You are given a list of projects and a list of dependencies (which is a list of pairs of projects, where the second project is dependent on the first project). All of a project’s dependencies must be built before the project is. Find a build order that will allow the projects to be built. If there is no valid build order, return an error.

For example, the following input:

projects: a, b, c, d, e, f
dependencies: (a,d), (f,b), (b,d), (f,a), (d,c)

would produce the following output:

f, e, a, b, d, c

Solution

Using the dependencies, we can build a directed graph. The nodes at the top of the graph will be the packages which must be built first, since they have no dependencies on other packages. If we reverse the direction of this graph, the nodes at the bottom of the graph will be the packages which must be built first.

Let’s take the inputs, projects and dependencies, and build an adjacency list to represent the graph.
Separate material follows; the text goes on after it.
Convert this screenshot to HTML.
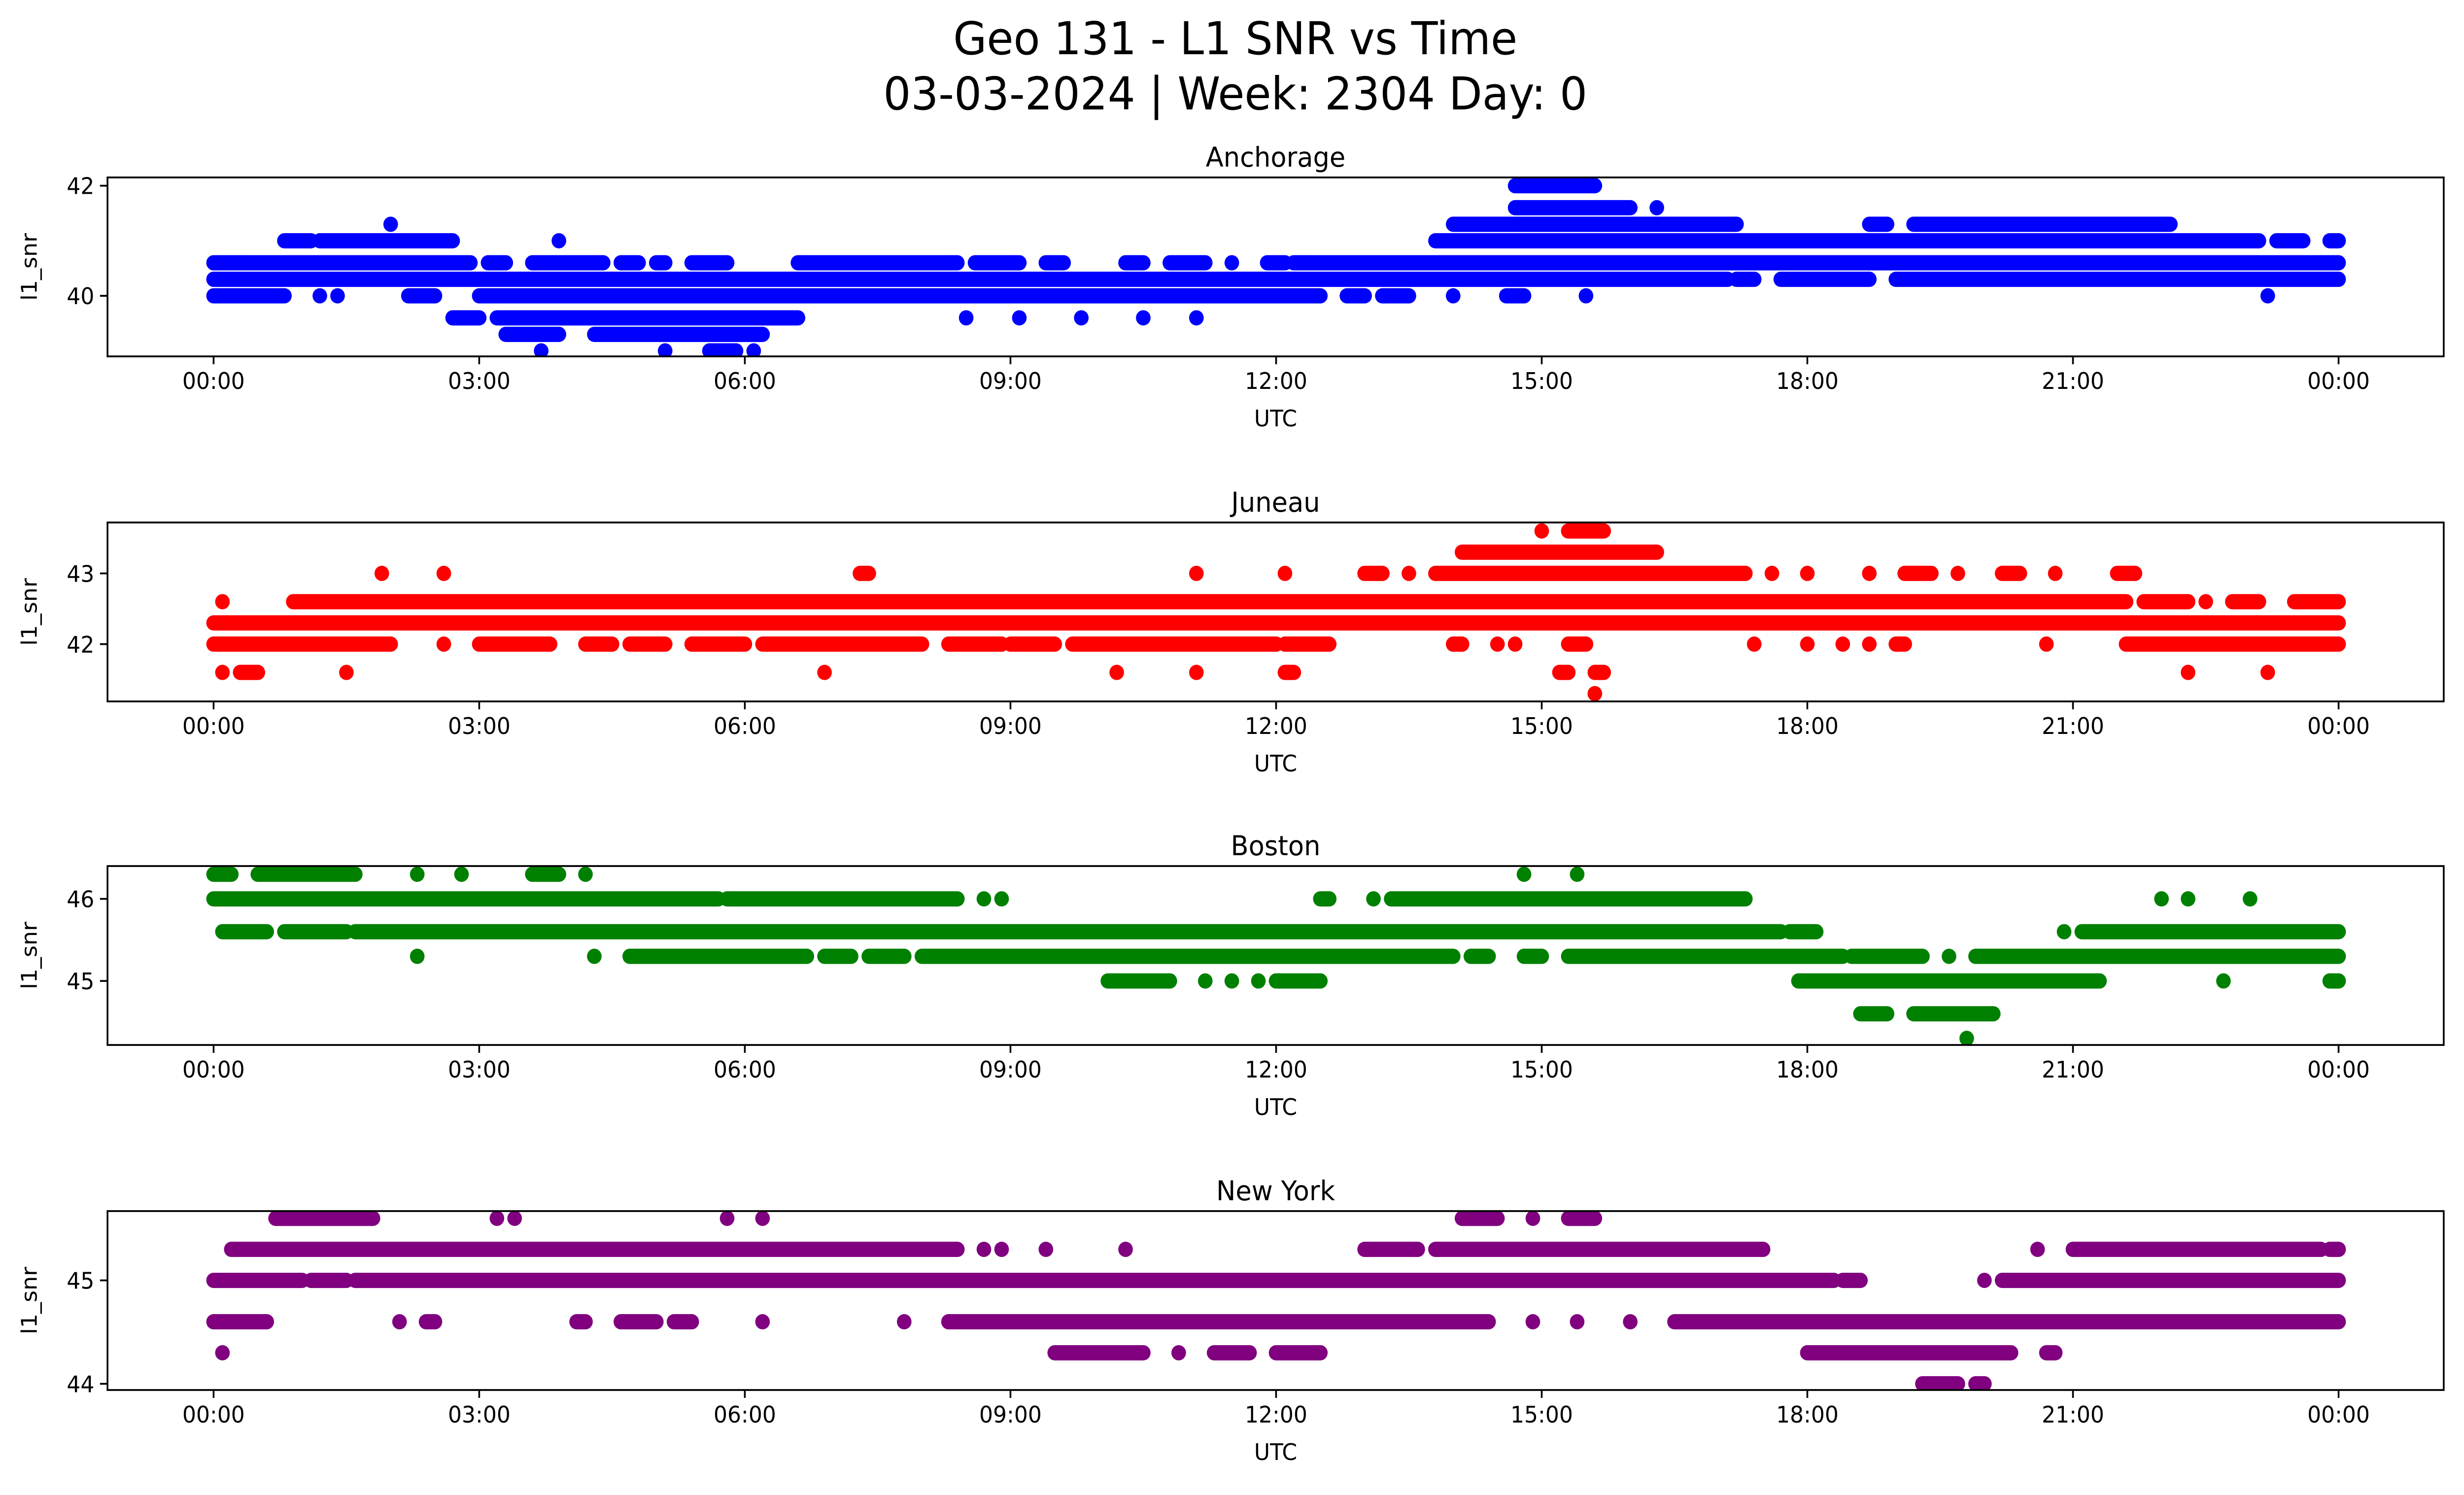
<!DOCTYPE html>
<html><head><meta charset="utf-8"><style>
html,body{margin:0;padding:0;background:#fff;overflow:hidden;width:100%;height:100%;}
svg{display:block;width:100vw;height:100vh;font-family:"DejaVu Sans","Liberation Sans",sans-serif;}
</style></head><body>
<svg id="fig" viewBox="0 0 5226 3033" preserveAspectRatio="none" xmlns="http://www.w3.org/2000/svg">
<rect width="5226" height="3033" fill="#fff"/>
<text x="2620" y="110" font-size="92" text-anchor="middle">Geo 131 - L1 SNR vs Time</text>
<text x="2620" y="222" font-size="92" text-anchor="middle">03-03-2024 | Week: 2304 Day: 0</text>
</svg>
<script>
// ---- data: runs [level, startHour, endHour] ----
const stations = ["Anchorage","Juneau","Boston","New York"];
const colors = ["#0000ff","#ff0000","#008000","#800080"];
const yLimits = [[38.9,42.15],[41.19,43.72],[44.22,46.4],[43.94,45.67]];
const yTicks = [[40,42],[42,43],[45,46],[44,45]];
const anchorageRuns = [
 [40.6,0,2.9],[40.6,3.1,3.3],[40.6,3.6,4.4],[40.6,4.6,4.8],[40.6,5.0,5.1],[40.6,5.4,5.8],[40.6,6.6,8.4],[40.6,8.6,9.1],[40.6,9.4,9.6],[40.6,10.3,10.5],[40.6,10.8,11.2],[40.6,11.5,11.5],[40.6,11.9,12.1],[40.6,12.2,24],
 [40.3,0,17.1],[40.3,17.2,17.4],[40.3,17.7,18.7],[40.3,19.0,24],
 [40,0,0.8],[40,1.2,1.2],[40,1.4,1.4],[40,2.2,2.5],[40,3.0,12.5],[40,12.8,13.0],[40,13.2,13.5],[40,14.0,14.0],[40,14.6,14.8],[40,15.5,15.5],[40,23.2,23.2],
 [39.6,2.7,3.0],[39.6,3.2,6.6],[39.6,8.5,8.5],[39.6,9.1,9.1],[39.6,9.8,9.8],[39.6,10.5,10.5],[39.6,11.1,11.1],
 [39.3,3.3,3.9],[39.3,4.3,6.2],
 [39,3.7,3.7],[39,5.1,5.1],[39,5.6,5.9],[39,6.1,6.1],
 [41,0.8,1.1],[41,1.2,2.7],[41,3.9,3.9],[41,13.8,23.1],[41,23.3,23.6],[41,23.9,24],
 [41.3,2.0,2.0],[41.3,14.0,17.2],[41.3,18.7,18.9],[41.3,19.2,22.1],
 [41.6,14.7,16.0],[41.6,16.3,16.3],
 [42,14.7,15.6]
];
const juneauRuns = [
 [42.3,0,24],
 [42.6,0.1,0.1],[42.6,0.9,21.6],[42.6,21.8,22.3],[42.6,22.5,22.5],[42.6,22.8,23.1],[42.6,23.5,24],
 [42,0,2.0],[42,2.6,2.6],[42,3.0,3.8],[42,4.2,4.5],[42,4.7,5.1],[42,5.4,6.0],[42,6.2,8.0],[42,8.3,8.9],[42,9.0,9.5],[42,9.7,12.0],[42,12.1,12.6],[42,14.0,14.1],[42,14.5,14.5],[42,14.7,14.7],[42,15.3,15.5],[42,17.4,17.4],[42,18.0,18.0],[42,18.4,18.4],[42,18.7,18.7],[42,19.0,19.1],[42,20.7,20.7],[42,21.6,24],
 [43,1.9,1.9],[43,2.6,2.6],[43,7.3,7.4],[43,11.1,11.1],[43,12.1,12.1],[43,13.0,13.2],[43,13.5,13.5],[43,13.8,17.3],[43,17.6,17.6],[43,18.0,18.0],[43,18.7,18.7],[43,19.1,19.4],[43,19.7,19.7],[43,20.2,20.4],[43,20.8,20.8],[43,21.5,21.7],
 [43.3,14.1,16.3],
 [43.6,15.0,15.0],[43.6,15.3,15.7],
 [41.6,0.1,0.1],[41.6,0.3,0.5],[41.6,1.5,1.5],[41.6,6.9,6.9],[41.6,10.2,10.2],[41.6,11.1,11.1],[41.6,12.1,12.2],[41.6,15.2,15.3],[41.6,15.6,15.7],[41.6,22.3,22.3],[41.6,23.2,23.2],
 [41.3,15.6,15.6]
];
const bostonRuns = [
 [46.3,0,0.2],[46.3,0.5,1.6],[46.3,2.3,2.3],[46.3,2.8,2.8],[46.3,3.6,3.9],[46.3,4.2,4.2],[46.3,14.8,14.8],[46.3,15.4,15.4],
 [46,0,5.7],[46,5.8,8.4],[46,8.7,8.7],[46,8.9,8.9],[46,12.5,12.6],[46,13.1,13.1],[46,13.3,17.3],[46,22.0,22.0],[46,22.3,22.3],[46,23.0,23.0],
 [45.6,0.1,0.6],[45.6,0.8,1.5],[45.6,1.6,17.7],[45.6,17.8,18.1],[45.6,20.9,20.9],[45.6,21.1,24],
 [45.3,2.3,2.3],[45.3,4.3,4.3],[45.3,4.7,6.7],[45.3,6.9,7.2],[45.3,7.4,7.8],[45.3,8.0,14.0],[45.3,14.2,14.4],[45.3,14.8,15.0],[45.3,15.3,18.4],[45.3,18.5,19.3],[45.3,19.6,19.6],[45.3,19.9,24],
 [45,10.1,10.8],[45,11.2,11.2],[45,11.5,11.5],[45,11.8,11.8],[45,12.0,12.5],[45,17.9,21.3],[45,22.7,22.7],[45,23.9,24],
 [44.6,18.6,18.9],[44.6,19.2,20.1],
 [44.3,19.8,19.8]
];
const newYorkRuns = [
 [45.6,0.7,1.8],[45.6,3.2,3.2],[45.6,3.4,3.4],[45.6,5.8,5.8],[45.6,6.2,6.2],[45.6,14.1,14.5],[45.6,14.9,14.9],[45.6,15.3,15.6],
 [45.3,0.2,8.4],[45.3,8.7,8.7],[45.3,8.9,8.9],[45.3,9.4,9.4],[45.3,10.3,10.3],[45.3,13.0,13.6],[45.3,13.8,17.5],[45.3,20.6,20.6],[45.3,21.0,23.8],[45.3,23.9,24],
 [45,0,1.0],[45,1.1,1.5],[45,1.6,18.3],[45,18.4,18.6],[45,20.0,20.0],[45,20.2,24],
 [44.6,0,0.6],[44.6,2.1,2.1],[44.6,2.4,2.5],[44.6,4.1,4.2],[44.6,4.6,5.0],[44.6,5.2,5.4],[44.6,6.2,6.2],[44.6,7.8,7.8],[44.6,8.3,14.4],[44.6,14.9,14.9],[44.6,15.4,15.4],[44.6,16.0,16.0],[44.6,16.5,24],
 [44.3,0.1,0.1],[44.3,9.5,10.5],[44.3,10.9,10.9],[44.3,11.3,11.7],[44.3,12.0,12.5],[44.3,18.0,20.3],[44.3,20.7,20.8],
 [44,19.3,19.7],[44,19.9,20.0]
];
const allRuns = [anchorageRuns, juneauRuns, bostonRuns, newYorkRuns];
const xTickHours = [0,3,6,9,12,15,18,21,24];
const xTickLabels = ["00:00","03:00","06:00","09:00","12:00","15:00","18:00","21:00","00:00"];

const NS = "http://www.w3.org/2000/svg";
const svg = document.getElementById('fig');
const AX_L = 228, AX_R = 5183;
const axTops = [360,1060,1757,2457], AX_H = 363;
const X0 = 453, X1 = 4960;
function xScale(h){ return X0 + (X1 - X0) * h / 24; }
function mk(tag, attrs){ const e = document.createElementNS(NS, tag); for (const k in attrs) e.setAttribute(k, attrs[k]); return e; }

stations.forEach((name, i) => {
  const top = axTops[i], bot = top + AX_H;
  const [lo, hi] = yLimits[i];
  const yScale = v => bot - (v - lo) / (hi - lo) * AX_H;
  const g = mk('g', {});
  
  
  svg.appendChild(g);
  const clipId = 'clip' + i;
  const cp = mk('clipPath', {id: clipId});
  cp.appendChild(mk('rect', {x: AX_L, y: top, width: AX_R - AX_L, height: AX_H}));
  g.appendChild(cp);
  const pts = mk('g', {'clip-path': 'url(#' + clipId + ')', stroke: colors[i], 'stroke-width': 31, 'stroke-linecap': 'round', fill: 'none'});
  
  
  g.appendChild(pts);
  allRuns[i].forEach(r => {
    const y = yScale(r[0]);
    const ln = mk('line', {x1: xScale(r[1]), x2: xScale(r[2]) + 0.01, y1: y, y2: y});
    
    
    pts.appendChild(ln);
  });
  const frame = mk('rect', {x: AX_L, y: top, width: AX_R - AX_L, height: AX_H, fill: 'none', stroke: '#000', 'stroke-width': 3.7});
  
  
  g.appendChild(frame);
  xTickHours.forEach((h, k) => {
    const x = xScale(h);
    g.appendChild(mk('line', {x1: x, x2: x, y1: bot, y2: bot + 16, stroke: '#000', 'stroke-width': 3.7}));
    const t = mk('text', {x: x, y: bot + 66, 'font-size': 46, 'text-anchor': 'middle'});
    
    
    t.textContent = xTickLabels[k];
    g.appendChild(t);
  });
  yTicks[i].forEach(v => {
    const y = yScale(v);
    g.appendChild(mk('line', {x1: AX_L - 16, x2: AX_L, y1: y, y2: y, stroke: '#000', 'stroke-width': 3.7}));
    const t = mk('text', {x: AX_L - 28, y: y + 17, 'font-size': 46, 'text-anchor': 'end'});
    
    
    t.textContent = String(v);
    g.appendChild(t);
  });
  const xl = mk('text', {x: (AX_L + AX_R) / 2, y: bot + 142, 'font-size': 46, 'text-anchor': 'middle'});
  
  
  xl.textContent = 'UTC';
  g.appendChild(xl);
  const yl = mk('text', {x: 0, y: 0, 'font-size': 46, 'text-anchor': 'middle', transform: 'translate(78,' + (top + AX_H / 2) + ') rotate(-90)'});
  
  
  yl.textContent = 'l1_snr';
  g.appendChild(yl);
  const tt = mk('text', {x: (AX_L + AX_R) / 2, y: top - 22, 'font-size': 55, 'text-anchor': 'middle'});
  
  
  tt.textContent = name;
  g.appendChild(tt);
});
</script>
</body></html>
We will reverse the direction of the dependencies in the graph - so the parent nodes will be dependent on the children.

def build_graph(projects, dependencies):
  graph = {x:set() for x in projects}

  for dependency in dependencies:
    graph[dependency[1]].add(dependency[0])

  return graph

Now, we want to identify the projects in the graph which do not have any children (as these projects have no dependencies).

def non_dependent_projects(graph):
  projects = set()

  for project in graph:
    if(len(graph[project]) == 0):
      projects.add(project)

  return projects

Once we have identified non-dependent projects, we want to remove them from the graph.

def remove_dependencies(projects, graph):
  for project in graph:
    intersect = projects.intersection(graph[project])
    graph[project] = graph[project] - intersect

  return graph

Finally, we are ready to build our general algorithm to compute the build order.

def build_order(projects, dependencies):
  graph = build_graph(projects, dependencies)
  order = []

  while(len(order) < len(projects)):
    ready_projects = non_dependent_projects(graph)

    if(len(ready_projects) == 0):
      return None
    else:
      order.extend(ready_projects)

    graph = remove_dependencies(ready_projects, graph)

    for project in ready_projects:
      graph.pop(project)

  return order